Because it was commissioned for one reason only - "As part of a ground-breaking multimedia campaign to spread the message about responsible sexual behaviour and tolerance. The MTV: Staying Alive Ignite"
The following teamed up for it - MTV Networks Africa, MTV Staying Alive Foundation, PEPFAR (The US President's Emergency Fund for Aids Relief), the Partnership for an HIV-Free Generation (HFG) and the Government of Kenya.

So yes it does have AIDS and condoms as it's only message - and yet it is so well done. Totally enjoyed all 9 Episodes.

Love Sex Money - Episode 6; Banky W is in there, even. Thiis is really cool show.
It's brilliant... I got hooked (like you and watched everything)... there's also a ton of stuff on the Vimeo page.
 

kaymax

Well-Known Member
Because it was commissioned for one reason only - "As part of a ground-breaking multimedia campaign to spread the message about responsible sexual behaviour and tolerance. The MTV: Staying Alive Ignite"
The following teamed up for it - MTV Networks Africa, MTV Staying Alive Foundation, PEPFAR (The US President's Emergency Fund for Aids Relief), the Partnership for an HIV-Free Generation (HFG) and the Government of Kenya.
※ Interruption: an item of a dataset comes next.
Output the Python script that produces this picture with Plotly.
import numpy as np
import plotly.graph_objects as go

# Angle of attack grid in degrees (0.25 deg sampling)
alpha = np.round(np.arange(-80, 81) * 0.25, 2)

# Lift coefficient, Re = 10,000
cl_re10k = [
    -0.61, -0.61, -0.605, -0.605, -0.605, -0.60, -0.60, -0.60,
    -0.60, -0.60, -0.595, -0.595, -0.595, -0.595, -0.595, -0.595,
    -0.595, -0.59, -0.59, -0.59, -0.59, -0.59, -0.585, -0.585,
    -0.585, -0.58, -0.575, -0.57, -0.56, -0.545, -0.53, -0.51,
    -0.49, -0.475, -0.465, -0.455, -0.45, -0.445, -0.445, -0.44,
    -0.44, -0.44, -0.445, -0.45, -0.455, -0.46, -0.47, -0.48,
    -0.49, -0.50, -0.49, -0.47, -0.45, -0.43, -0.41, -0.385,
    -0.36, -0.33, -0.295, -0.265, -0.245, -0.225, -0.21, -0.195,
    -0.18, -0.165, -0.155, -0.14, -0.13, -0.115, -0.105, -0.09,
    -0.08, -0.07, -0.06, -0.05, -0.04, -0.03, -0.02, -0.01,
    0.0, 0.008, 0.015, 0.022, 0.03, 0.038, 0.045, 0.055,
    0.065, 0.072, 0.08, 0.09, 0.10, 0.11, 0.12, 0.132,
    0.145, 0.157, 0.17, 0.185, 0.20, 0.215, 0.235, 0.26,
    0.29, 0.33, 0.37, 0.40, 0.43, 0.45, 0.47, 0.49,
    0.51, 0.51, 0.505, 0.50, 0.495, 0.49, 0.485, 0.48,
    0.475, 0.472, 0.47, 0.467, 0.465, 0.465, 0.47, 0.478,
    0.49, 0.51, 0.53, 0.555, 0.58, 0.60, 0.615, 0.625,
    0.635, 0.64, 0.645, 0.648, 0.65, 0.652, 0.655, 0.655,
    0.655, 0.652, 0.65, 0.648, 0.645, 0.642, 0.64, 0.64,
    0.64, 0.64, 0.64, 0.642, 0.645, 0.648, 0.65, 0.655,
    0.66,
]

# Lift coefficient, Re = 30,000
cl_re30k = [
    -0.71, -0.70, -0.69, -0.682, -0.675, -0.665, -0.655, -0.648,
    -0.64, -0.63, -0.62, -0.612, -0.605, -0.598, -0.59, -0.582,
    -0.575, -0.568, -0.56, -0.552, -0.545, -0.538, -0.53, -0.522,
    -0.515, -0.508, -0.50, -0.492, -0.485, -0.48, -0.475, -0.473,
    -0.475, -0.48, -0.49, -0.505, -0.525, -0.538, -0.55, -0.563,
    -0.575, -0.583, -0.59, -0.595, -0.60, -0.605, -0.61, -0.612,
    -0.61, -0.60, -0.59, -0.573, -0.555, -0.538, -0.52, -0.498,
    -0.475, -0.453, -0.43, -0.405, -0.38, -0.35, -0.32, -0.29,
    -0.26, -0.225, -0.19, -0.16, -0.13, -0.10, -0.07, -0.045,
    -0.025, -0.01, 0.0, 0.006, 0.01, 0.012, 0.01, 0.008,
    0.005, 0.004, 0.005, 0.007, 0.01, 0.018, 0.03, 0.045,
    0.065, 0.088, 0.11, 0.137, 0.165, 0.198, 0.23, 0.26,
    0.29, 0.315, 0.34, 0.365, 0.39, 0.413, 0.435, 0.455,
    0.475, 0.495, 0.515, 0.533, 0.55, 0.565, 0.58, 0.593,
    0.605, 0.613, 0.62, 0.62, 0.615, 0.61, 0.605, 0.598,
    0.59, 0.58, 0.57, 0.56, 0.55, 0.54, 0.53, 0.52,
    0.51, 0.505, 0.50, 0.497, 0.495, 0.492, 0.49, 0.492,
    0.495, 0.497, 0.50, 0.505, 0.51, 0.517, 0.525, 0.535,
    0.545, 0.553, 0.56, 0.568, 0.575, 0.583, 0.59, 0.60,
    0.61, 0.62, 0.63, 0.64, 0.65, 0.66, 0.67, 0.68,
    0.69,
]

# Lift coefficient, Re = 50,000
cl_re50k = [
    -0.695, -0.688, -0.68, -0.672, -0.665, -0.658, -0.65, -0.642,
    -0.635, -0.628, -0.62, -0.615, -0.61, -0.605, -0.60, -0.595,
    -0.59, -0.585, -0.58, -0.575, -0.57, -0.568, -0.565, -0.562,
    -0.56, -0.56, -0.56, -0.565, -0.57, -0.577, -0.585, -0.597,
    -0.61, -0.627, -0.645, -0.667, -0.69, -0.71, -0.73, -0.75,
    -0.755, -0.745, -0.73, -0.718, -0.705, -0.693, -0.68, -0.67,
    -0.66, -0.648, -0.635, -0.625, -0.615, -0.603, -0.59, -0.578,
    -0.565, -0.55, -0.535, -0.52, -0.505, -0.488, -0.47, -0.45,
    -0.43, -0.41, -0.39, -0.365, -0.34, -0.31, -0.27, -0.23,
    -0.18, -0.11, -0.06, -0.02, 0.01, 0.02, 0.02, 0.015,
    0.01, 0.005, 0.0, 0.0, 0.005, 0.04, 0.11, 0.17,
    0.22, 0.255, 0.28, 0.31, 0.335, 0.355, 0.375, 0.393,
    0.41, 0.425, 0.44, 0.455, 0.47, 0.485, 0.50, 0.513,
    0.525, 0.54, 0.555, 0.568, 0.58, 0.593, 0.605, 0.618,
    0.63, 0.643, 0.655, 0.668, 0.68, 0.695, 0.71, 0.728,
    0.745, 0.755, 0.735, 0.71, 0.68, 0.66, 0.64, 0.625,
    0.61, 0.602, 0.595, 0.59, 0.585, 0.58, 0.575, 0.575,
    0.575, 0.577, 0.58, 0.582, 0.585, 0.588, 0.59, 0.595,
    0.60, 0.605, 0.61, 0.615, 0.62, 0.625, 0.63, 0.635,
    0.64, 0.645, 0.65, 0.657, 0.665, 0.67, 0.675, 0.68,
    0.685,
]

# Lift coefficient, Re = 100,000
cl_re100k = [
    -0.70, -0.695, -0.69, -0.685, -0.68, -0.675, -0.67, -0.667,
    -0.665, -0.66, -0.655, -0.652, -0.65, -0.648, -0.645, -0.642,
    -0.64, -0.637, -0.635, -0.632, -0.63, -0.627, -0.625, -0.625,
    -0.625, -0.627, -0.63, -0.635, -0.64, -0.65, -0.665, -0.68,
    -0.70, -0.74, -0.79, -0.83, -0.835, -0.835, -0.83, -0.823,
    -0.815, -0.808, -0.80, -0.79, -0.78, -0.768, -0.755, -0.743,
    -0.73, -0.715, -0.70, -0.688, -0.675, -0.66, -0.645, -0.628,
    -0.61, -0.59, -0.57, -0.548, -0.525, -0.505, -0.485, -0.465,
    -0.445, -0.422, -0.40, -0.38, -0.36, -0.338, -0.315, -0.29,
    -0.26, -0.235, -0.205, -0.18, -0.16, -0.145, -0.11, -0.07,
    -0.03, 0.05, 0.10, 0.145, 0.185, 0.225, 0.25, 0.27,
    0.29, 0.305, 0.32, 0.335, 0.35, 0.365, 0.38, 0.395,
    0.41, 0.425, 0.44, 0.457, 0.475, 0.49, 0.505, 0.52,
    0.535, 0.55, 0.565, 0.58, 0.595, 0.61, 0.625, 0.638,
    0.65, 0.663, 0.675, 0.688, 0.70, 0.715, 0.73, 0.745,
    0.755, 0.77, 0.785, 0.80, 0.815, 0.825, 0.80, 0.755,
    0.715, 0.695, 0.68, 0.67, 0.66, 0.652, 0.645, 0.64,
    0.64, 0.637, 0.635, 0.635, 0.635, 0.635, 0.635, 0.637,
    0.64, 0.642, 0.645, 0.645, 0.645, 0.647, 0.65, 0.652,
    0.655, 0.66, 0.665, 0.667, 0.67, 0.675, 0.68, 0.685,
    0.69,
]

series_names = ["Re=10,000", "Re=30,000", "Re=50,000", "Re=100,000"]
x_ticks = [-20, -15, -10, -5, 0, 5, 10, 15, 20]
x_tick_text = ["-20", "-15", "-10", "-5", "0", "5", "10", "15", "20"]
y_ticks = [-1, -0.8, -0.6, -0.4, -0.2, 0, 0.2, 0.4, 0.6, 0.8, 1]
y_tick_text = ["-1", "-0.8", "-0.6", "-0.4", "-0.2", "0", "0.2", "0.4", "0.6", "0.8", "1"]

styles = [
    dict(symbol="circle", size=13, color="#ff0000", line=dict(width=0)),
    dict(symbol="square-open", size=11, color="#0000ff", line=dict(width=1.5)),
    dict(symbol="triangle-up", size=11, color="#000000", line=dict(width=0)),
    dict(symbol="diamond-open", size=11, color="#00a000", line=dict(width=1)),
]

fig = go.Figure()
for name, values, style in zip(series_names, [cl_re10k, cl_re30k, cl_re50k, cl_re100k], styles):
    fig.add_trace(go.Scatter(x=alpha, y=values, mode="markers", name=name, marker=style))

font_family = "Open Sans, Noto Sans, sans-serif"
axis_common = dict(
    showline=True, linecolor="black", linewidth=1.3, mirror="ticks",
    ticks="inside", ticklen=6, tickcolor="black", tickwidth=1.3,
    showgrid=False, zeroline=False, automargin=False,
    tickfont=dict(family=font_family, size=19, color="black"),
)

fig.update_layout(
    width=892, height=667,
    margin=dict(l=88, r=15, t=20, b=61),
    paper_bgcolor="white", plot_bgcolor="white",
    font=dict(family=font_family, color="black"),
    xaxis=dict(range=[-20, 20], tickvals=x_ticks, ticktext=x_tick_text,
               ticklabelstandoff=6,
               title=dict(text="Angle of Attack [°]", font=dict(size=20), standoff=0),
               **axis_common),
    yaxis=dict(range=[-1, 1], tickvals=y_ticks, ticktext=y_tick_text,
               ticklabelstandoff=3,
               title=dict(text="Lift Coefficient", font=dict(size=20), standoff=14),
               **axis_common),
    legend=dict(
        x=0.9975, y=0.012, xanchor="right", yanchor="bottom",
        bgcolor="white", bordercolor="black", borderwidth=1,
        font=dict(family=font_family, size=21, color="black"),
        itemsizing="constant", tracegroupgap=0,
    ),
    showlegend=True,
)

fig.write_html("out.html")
So yes it does have AIDS and condoms as it's only message - and yet it is so well done. Totally enjoyed all 9 Episodes.


It's brilliant... I got hooked (like you and watched everything)... there's also a ton of stuff on the Vimeo page.

absolutely, I love the way that it dealt with a marriage of social issues, from alcoholism, molestation/preditor, child neglect-non attentive father, dating, so many things, it is brilliant.
 

vince

Well-Known Member
The overkill is down to the series having been made mainly for propaganda, Kenyan govt cum US govt sponsored propa. That's probably why the show was so well made. The AIDS awareness thingy is big over there in Kenya.
Quick question to you guys in the biz, I know the message is about AIDS and condoms, but why the overkill?
 

Village-Boi

Well-Known Member
The overkill is down to the series having been made mainly for propaganda, Kenyan govt cum US govt sponsored propa. That's probably why the show was so well made. The AIDS awareness thingy is big over there in Kenya.
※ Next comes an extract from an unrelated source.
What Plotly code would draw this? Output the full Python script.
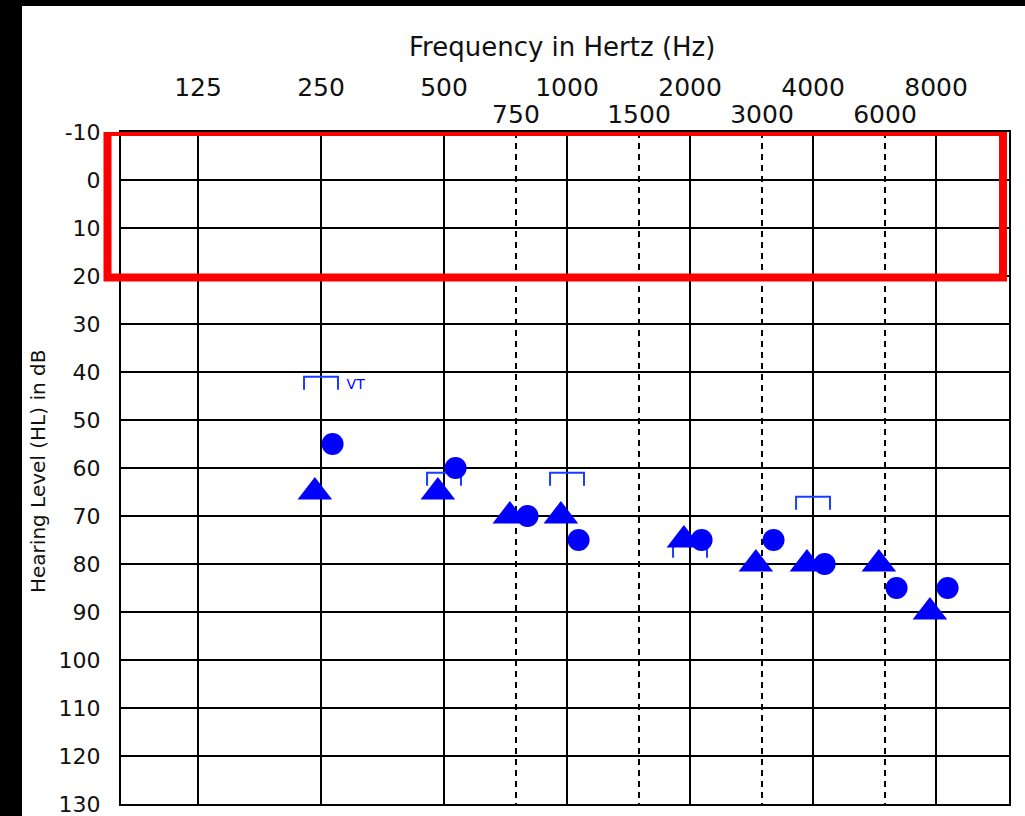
import numpy as np
import plotly.graph_objects as go

# Audiometric test frequencies (Hz) and hearing-level scale (dB HL)
octave_freqs = [125, 250, 500, 1000, 2000, 4000, 8000]
mid_freqs = [750, 1500, 3000, 6000]
db_ticks = list(range(-10, 131, 10))

# Thresholds shown with filled circles
circle_freqs = [250, 500, 750, 1000, 2000, 3000, 4000, 6000, 8000]
circle_db = [55, 60, 70, 75, 75, 75, 80, 85, 85]

# Thresholds shown with filled triangles
triangle_freqs = [250, 500, 750, 1000, 2000, 3000, 4000, 6000, 8000]
triangle_db = [65, 65, 70, 70, 75, 80, 80, 80, 90]

# Bracket symbols (top edge level)
bracket_freqs = [250, 500, 1000, 2000, 4000]
bracket_db = [41, 61, 61, 76, 66]
bracket_note = "VT"

BLUE = "#0000FF"
FONT = "DejaVu Sans"

# symbol offsets along the frequency axis, in octaves
CIRCLE_SHIFT = 0.094
TRIANGLE_SHIFT = -0.05
BRACKET_HALF = 0.138   # half-width in octaves
BRACKET_LEG = 2.7      # leg length in dB

W, H = 1025, 816
ML, MR, MT, MB = 121, 16, 132, 12
PW, PH = W - ML - MR, H - MT - MB

def px_x(p):
    return (p - ML) / PW

def px_y(p):
    return 1 - (p - MT) / PH

x_range = [np.log10(125) - 0.626 * np.log10(2), np.log10(8000) + 0.593 * np.log10(2)]

bx, by = [], []
for f, d in zip(bracket_freqs, bracket_db):
    lo, hi = f * 2 ** -BRACKET_HALF, f * 2 ** BRACKET_HALF
    bx += [lo, lo, hi, hi, None]
    by += [d + BRACKET_LEG, d, d, d + BRACKET_LEG, None]

fig = go.Figure()
fig.add_trace(go.Scatter(x=bx, y=by, mode="lines",
                         line=dict(color="#1a3cff", width=2), hoverinfo="skip"))
fig.add_trace(go.Scatter(x=[bracket_freqs[0] * 2 ** (BRACKET_HALF + 0.07)],
                         y=[bracket_db[0] + 1.9], mode="text", text=[bracket_note],
                         textposition="middle right",
                         textfont=dict(family=FONT, size=14, color=BLUE)))
fig.add_trace(go.Scatter(x=np.array(triangle_freqs) * 2 ** TRIANGLE_SHIFT, y=triangle_db,
                         mode="markers", xaxis="x2",
                         marker=dict(symbol="triangle-up", size=30, color=BLUE,
                                     line=dict(width=0))))
fig.add_trace(go.Scatter(x=np.array(circle_freqs) * 2 ** CIRCLE_SHIFT, y=circle_db,
                         mode="markers",
                         marker=dict(symbol="circle", size=22, color=BLUE,
                                     line=dict(width=0))))

fig.update_layout(
    width=W, height=H,
    margin=dict(l=ML, r=MR, t=MT, b=MB, autoexpand=False),
    paper_bgcolor="white", plot_bgcolor="white",
    showlegend=False,
    font=dict(family=FONT, color="black"),
    xaxis=dict(type="log", range=x_range, autorange=False, side="top",
               tickmode="array", tickvals=octave_freqs,
               ticktext=[str(v) for v in octave_freqs],
               tickfont=dict(family=FONT, size=25, color="#111"),
               ticks="", ticklabelstandoff=24,
               showgrid=True, gridcolor="black", gridwidth=2,
               zeroline=False, showline=True, mirror=True,
               linecolor="black", linewidth=2, fixedrange=True),
    xaxis2=dict(type="log", range=x_range, autorange=False, side="top",
                overlaying="x", tickmode="array", tickvals=mid_freqs,
                ticktext=[str(v) for v in mid_freqs],
                tickfont=dict(family=FONT, size=25, color="#111"),
                ticks="", ticklabelstandoff=3,
                showgrid=True, gridcolor="black", gridwidth=2,
                griddash="6px,5px", zeroline=False, showline=False,
                fixedrange=True),
    yaxis=dict(range=[130, -10], autorange=False,
               tickmode="array", tickvals=db_ticks,
               ticktext=[str(v) for v in db_ticks],
               tickfont=dict(family=FONT, size=22, color="#111"),
               ticks="", ticklabelstandoff=14, ticklabeloverflow="allow",
               showgrid=True, gridcolor="black", gridwidth=2,
               zeroline=False, showline=True, mirror=True,
               linecolor="black", linewidth=2, fixedrange=True),
    shapes=[
        # dark frame strips along the left and top edges
        dict(type="rect", xref="paper", yref="paper",
             x0=px_x(-10), x1=px_x(22), y0=px_y(H + 10), y1=px_y(-10),
             fillcolor="black", line=dict(width=0), layer="above"),
        dict(type="rect", xref="paper", yref="paper",
             x0=px_x(-10), x1=px_x(W + 10), y0=px_y(6), y1=px_y(-10),
             fillcolor="black", line=dict(width=0), layer="above"),
        # normal-hearing band highlight
        dict(type="rect", xref="paper", yref="y",
             x0=px_x(107.5), x1=px_x(1003), y0=-10, y1=20.3,
             line=dict(color="#FF0000", width=8), fillcolor="rgba(0,0,0,0)",
             layer="above"),
    ],
    annotations=[
        dict(text="Frequency in Hertz (Hz)", xref="paper", yref="paper",
             x=px_x(562), y=px_y(47), xanchor="center", yanchor="middle",
             showarrow=False, font=dict(family=FONT, size=26, color="#111")),
        dict(text="Hearing Level (HL) in dB", xref="paper", yref="paper",
             x=px_x(38), y=px_y(472), xanchor="center", yanchor="middle",
             textangle=-90, showarrow=False,
             font=dict(family=FONT, size=20, color="#111")),
    ],
)

fig.write_html("out.html", config={"displayModeBar": False, "staticPlot": True})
I was pleasantly surprised at how well made it was and from the BTS it seems they shot on the HVX (prob 200?) with a 35mm adaptor. And there was a great team of professionals working on it
They have another 3-part thing shot in the Caribbean, can't remeber the name but will check it out later.
 

KikisMuffin

I no get ya time!!
OK, cause I got confused after Ep. 3, as soon as I start understanding the Xters, they go and change on me. Is this standard? I was gearing up for a show with continuity, not change of characters. Anyhow, if there are other episodes with the original cast members and the continuation of the stories, please someone let me know.

Kaymax, I've only watched Seson 2 (Love,Sex and Money) and there are 3 main storylines in the 6-part series and all events occur simultaneously (and were shot so I believe).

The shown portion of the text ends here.